3. Ontologies and Legal Knowledge
4. Computer music

1) Syntactic analysis and robust methods for natural language processing.

1.a -- Linguistic resources.

The linguistic resources currently available, most of which have been extended and enhanced in 2003, on the basis of the approach developed in the previous years, include the following:
- A morphological dictionary including about 23.000 word lemmas.
- A Treebank of 1800 Italian Sentences (approximately 50.000 words), represented in a Dependency format. More information on the treebank may be found at http://www.di.unito.it/~tutreeb/.
- A Robust Dependency Parser (including a morphological analyzer and a Part-of-Speech Tagger). The parser has been tested on a corpus of about 400.000 words. It analyzes about 120 word per second on a Pentium 4 processor under Linux in compiled LISP . The tests on the manually corrected treebank revealed an error rate (in terms of wrong attachments and wrong arc labels) of 16.7%. The parser also includes a preliminary treatment of traces, adopted for preserving the projectivity of the dependency trees.

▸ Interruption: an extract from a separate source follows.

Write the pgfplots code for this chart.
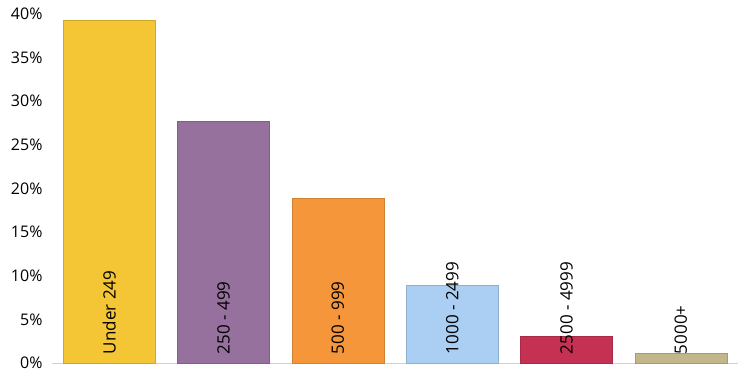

1.b -- Psycholinguistic models of sentence processing.

Empirical psycholinguistic analyses show that incrementality is one important feature of human sentence processing. In particular, humans perform a directional analysis of the language, obtaining an incremental interpretation of sentences. From an applicative point of view, incrementality is important also for language modeling, a key sub-task for speech recognition systems. In this year, in cooperation with the psycholinguistic group of the Glasgow University, we designed and performed experiments to confirm the strong incremental hypothesis. This hypothesis regards the fully connectivity of the data structure used by the language processor in the sentence analyses.

1.c -- Formal methods for the representation of syntactic knowledge.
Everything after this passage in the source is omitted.